**Problem details:** Return the lines where the word "chart" occurs.

━━━━━━━━━━━━━━━━━━━━━━━━━━━━━━

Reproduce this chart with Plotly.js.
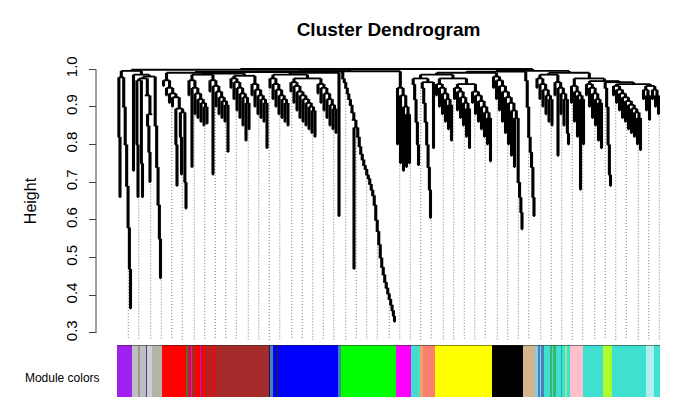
<!DOCTYPE html>
<html>
<head>
<meta charset="utf-8">
<script src="https://cdn.plot.ly/plotly-3.0.1.min.js"></script>
<style>html,body{margin:0;padding:0;overflow:hidden;background:#fff}</style>
</head>
<body>
<div id="chart" style="width:700px;height:411px"></div>
<script>
// ---- Dendrogram data: merge heights between neighbouring leaves (leaf order), one array per branch ----
const b01 = [0.82, 0.66];
const b02 = [0.90, 0.80, 0.69, 0.58, 0.47, 0.365];                                   // purple tail
const b03 = [0.73, 0.985, 0.80, 0.66, 0.97, 0.75, 0.66, 0.975, 0.93, 0.85,
             0.78, 0.70, 0.88, 0.98, 0.85, 0.74, 0.64, 0.55, 0.445];                     // grey
const b04 = [0.955, 0.97, 0.93, 0.95, 0.91, 0.935, 0.90, 0.925,
             0.80, 0.69, 0.895, 0.82, 0.72, 0.885, 0.70, 0.63];                           // red
const b05 = [0.93, 0.97, 0.74, 0.95, 0.88, 0.935, 0.87, 0.92, 0.86, 0.91, 0.85, 0.90, 0.855,
             0.985,
             0.94, 0.97, 0.72, 0.955, 0.90, 0.94, 0.88, 0.925, 0.87, 0.915, 0.86, 0.905, 0.78,
             0.988,
             0.95, 0.975, 0.92, 0.965, 0.89, 0.95, 0.87, 0.935, 0.85, 0.925, 0.81, 0.91, 0.84,
             0.982,
             0.93, 0.96, 0.90, 0.945, 0.88, 0.93, 0.87, 0.92, 0.86, 0.91, 0.79];             // brown area
const b06 = [0.95, 0.975, 0.92, 0.96, 0.90, 0.945, 0.88, 0.93, 0.87, 0.92, 0.86, 0.91, 0.85,
             0.985,
             0.94, 0.965, 0.91, 0.955, 0.89, 0.94, 0.87, 0.93, 0.86, 0.92, 0.85, 0.91, 0.84, 0.90, 0.83, 0.89, 0.82,
             0.975,
             0.935, 0.96, 0.91, 0.95, 0.89, 0.935, 0.87, 0.92, 0.85, 0.905, 0.84, 0.895, 0.83];  // blue
const b07 = [0.61];
const b08 = [0.975, 0.965, 0.95, 0.935, 0.92, 0.905, 0.885, 0.865, 0.47, 0.845,
             0.82, 0.795, 0.775, 0.76, 0.745, 0.735, 0.72, 0.71, 0.695, 0.68,
             0.665, 0.64, 0.60, 0.57, 0.535, 0.50, 0.475, 0.455, 0.435, 0.42,
             0.405, 0.39, 0.375, 0.36, 0.345, 0.33];                                       // green tail
const b09 = [0.80, 0.95, 0.75, 0.93, 0.73, 0.90, 0.74, 0.88, 0.75];                       // magenta
const b10 = [0.96, 0.92, 0.86, 0.80, 0.745, 0.975, 0.95, 0.91, 0.86, 0.80, 0.74, 0.68, 0.605, 0.965, 0.79];
const b11 = [0.93, 0.96, 0.90, 0.95, 0.88, 0.935, 0.86, 0.92, 0.84, 0.905, 0.81,
             0.975,
             0.92, 0.95, 0.89, 0.94, 0.87, 0.925, 0.85, 0.91, 0.82, 0.895, 0.79,
             0.96,
             0.91, 0.94, 0.88, 0.93, 0.86, 0.915, 0.84, 0.90, 0.82, 0.885, 0.80, 0.87, 0.755];  // yellow
const b12 = [0.95, 0.98, 0.92, 0.97, 0.89, 0.955, 0.86, 0.94, 0.83, 0.925,
             0.80, 0.91, 0.77, 0.89, 0.74, 0.87, 0.70, 0.66, 0.62, 0.575];                // black
const b13 = [0.97, 0.90, 0.82, 0.78, 0.74, 0.66, 0.61];                                     // tan
const b14 = [0.95, 0.975, 0.92, 0.96, 0.90, 0.945, 0.88, 0.93, 0.86, 0.92, 0.85,
             0.985,
             0.93, 0.965, 0.77, 0.95, 0.88, 0.935, 0.85, 0.92, 0.83, 0.80];
const b15 = [0.91, 0.955, 0.86, 0.94, 0.82, 0.93, 0.68, 0.92, 0.80,
             0.975,
             0.93, 0.96, 0.90, 0.95, 0.87, 0.935, 0.85, 0.92, 0.81, 0.91, 0.79,
             0.968,
             0.95, 0.90, 0.80, 0.72, 0.69,
             0.965,
             0.93, 0.955, 0.91, 0.945, 0.89, 0.935, 0.87, 0.925, 0.86, 0.915, 0.84, 0.905, 0.83, 0.895, 0.82, 0.885, 0.80, 0.87, 0.785,
             0.96,
             0.92, 0.945, 0.89, 0.93, 0.865,
             0.955,
             0.92, 0.945, 0.90, 0.93, 0.88];                                                 // pink / turquoise
const topMerges = [0.978, 0.995, 0.998, 0.99, 0.992, 0.99, 0.993, 0.994, 1.0, 0.985, 0.99, 0.993, 0.995, 0.99];

// ---- Module colours along the leaf order (colour, number of leaves) ----
const moduleColorSeq = ['#A020F0','#BEBEBE','#999999','#BEBEBE','#483D8B','#D0CCD8','#B2B6A8','#FF0000','#556B2F','#FF0000',
  '#A52A2A','#FF00FF','#A52A2A','#FF0000','#A020F0','#FF0000','#A52A2A','#FF0000','#A52A2A','#FF0000',
  '#A52A2A','#FF0000','#A52A2A','#191970','#4682B4','#0000FF','#191970','#0000FF','#4682B4','#00FF00',
  '#FF00FF','#40E0D0','#66CDAA','#40E0D0','#F4A460','#FA8072','#FFFF00','#000000','#D2B48C','#87CEEB',
  '#4682B4','#87CEEB','#4682B4','#40E0D0','#3CB371','#40E0D0','#3CB371','#40E0D0','#20B2AA','#40E0D0',
  '#90EE90','#40E0D0','#FFC0CB','#40E0D0','#ADFF2F','#40E0D0','#AFEEEE','#40E0D0'];
const moduleColorRun = [10,4,1,4,1,3,7,16,1,1,
  1,1,2,3,1,1,1,1,2,1,
  2,1,36,1,2,2,1,40,2,37,
  10,3,1,2,2,8,38,21,8,2,
  1,1,2,4,1,1,2,3,1,2,
  1,2,9,13,6,23,5,4];

const yTickVals = [0.3, 0.4, 0.5, 0.6, 0.7, 0.8, 0.9, 1.0];
const yTickText = ['0.3', '0.4', '0.5', '0.6', '0.7', '0.8', '0.9', '1.0'];
const colorRowLabel = 'Module colors';
const hang = 0;
const guideCount = 50;
const yRange = [0.2814, 1.01856];

// ---- build merge-height sequence ----
const branches = [b01,b02,b03,b04,b05,b06,b07,b08,b09,b10,b11,b12,b13,b14,b15];
const gaps = [];
branches.forEach((b, j) => { gaps.push(...b); if (j < topMerges.length) gaps.push(topMerges[j]); });
const N = gaps.length + 1;

function build(a, b) {
  if (a === b) return { leaf: true, x: a };
  let k = a;
  for (let t = a; t < b; t++) if (gaps[t] > gaps[k]) k = t;
  const L = build(a, k), R = build(k + 1, b);
  return { leaf: false, x: (L.x + R.x) / 2, h: gaps[k], L, R };
}
const root = build(0, N - 1);

const vx = [], vy = [], hx = [], hy = [];
const leafBottom = new Array(N);
function draw(node) {
  if (node.leaf) return;
  [node.L, node.R].forEach(c => {
    const bottom = c.leaf ? node.h - hang : c.h;
    if (c.leaf) leafBottom[c.x] = bottom;
    if (bottom < node.h) { vx.push(c.x, c.x, null); vy.push(bottom, node.h, null); }
    draw(c);
  });
  hx.push(node.L.x, node.R.x, null); hy.push(node.h, node.h, null);
}
draw(root);

// guides
const gx = [], gy = [];
for (let k = 1; k <= guideCount; k++) {
  const i = Math.round(k * (N - 1) / guideCount);
  gx.push(i, i, null); gy.push(leafBottom[i] - 0.006, yRange[0], null);
}

// colour row
const leafColors = [];
moduleColorSeq.forEach((c, j) => { for (let r = 0; r < moduleColorRun[j]; r++) leafColors.push(c); });
const uniq = [...new Set(leafColors)];
const zRow = leafColors.map(c => uniq.indexOf(c));
const cscale = uniq.map((c, k) => [uniq.length > 1 ? k / (uniq.length - 1) : 0, c]);

const font = 'Liberation Sans, Arial, Helvetica, sans-serif';
const traces = [
  { type: 'scatter', mode: 'lines', x: gx, y: gy, xaxis: 'x', yaxis: 'y',
    line: { color: '#777', width: 1, dash: '1px,2px' }, hoverinfo: 'skip', connectgaps: false },
  { type: 'scatter', mode: 'lines', x: hx, y: hy, xaxis: 'x', yaxis: 'y',
    line: { color: '#000', width: 1.8 }, hoverinfo: 'skip', connectgaps: false },
  { type: 'scatter', mode: 'lines', x: vx, y: vy, xaxis: 'x', yaxis: 'y',
    line: { color: '#000', width: 3.1 }, hoverinfo: 'skip', connectgaps: false },
  { type: 'heatmap', x: zRow.map((_, i) => i), y: [0.5], z: [zRow], xaxis: 'x', yaxis: 'y2',
    colorscale: cscale, zmin: 0, zmax: uniq.length - 1, showscale: false, hoverinfo: 'skip', zsmooth: false }
];

const W = 700, H = 411, ml = 96, mr = 40, mt = 62;
const plotW = W - ml - mr;
const layout = {
  width: W, height: H,
  margin: { l: ml, r: mr, t: mt, b: 0, pad: 0 },
  paper_bgcolor: '#fff', plot_bgcolor: '#fff',
  showlegend: false,
  font: { family: font, color: '#000' },
  title: { text: '<b>Cluster Dendrogram</b>', font: { size: 19, family: font, color: '#000' },
           xref: 'paper', x: (388.5 - ml) / plotW, xanchor: 'center',
           yref: 'container', y: 1 - 29 / H, yanchor: 'middle' },
  xaxis: { domain: [21 / plotW, 1], range: [-0.5, N - 0.5], visible: false, fixedrange: true, anchor: 'y' },
  yaxis: { domain: [(H - mt - 278) / (H - mt), 1], range: yRange, anchor: 'free', position: 0,
           showgrid: false, zeroline: false, showline: false,
           ticks: 'outside', ticklen: 7, tickwidth: 1, tickcolor: '#444',
           tickvals: yTickVals, ticktext: yTickText, tickangle: -90,
           tickfont: { size: 15, family: font, color: '#000' }, ticklabelstandoff: 6,
           title: { text: 'Height', font: { size: 16, family: font, color: '#000' }, standoff: 21 } },
  yaxis2: { domain: [0, 66 / (H - mt)], range: [0, 1], anchor: 'x',
            showgrid: false, zeroline: false, showline: false,
            ticks: 'outside', ticklen: 14, tickcolor: 'rgba(0,0,0,0)',
            tickvals: [0.5], ticktext: [colorRowLabel], tickfont: { size: 12, family: font, color: '#000' } },
  shapes: [
    { type: 'line', xref: 'paper', yref: 'y', x0: 0, x1: 0, y0: yTickVals[0], y1: yTickVals[yTickVals.length - 1],
      line: { color: '#444', width: 1 } },
    { type: 'line', xref: 'x', yref: 'y2', x0: -0.5, x1: N - 0.5, y0: 1, y1: 1,
      line: { color: '#222', width: 1 } }
  ]
};
Plotly.newPlot('chart', traces, layout, { staticPlot: true, displayModeBar: false });
</script>
</body>
</html>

━━━━━━━━━━━━━━━━━━━━━━━━━━━━━━

**Solution to this task:**
Reproduce this chart with Plotly.js.
<div id="chart" style="width:700px;height:411px"></div>
Plotly.newPlot('chart', traces, layout, { staticPlot: true, displayModeBar: false });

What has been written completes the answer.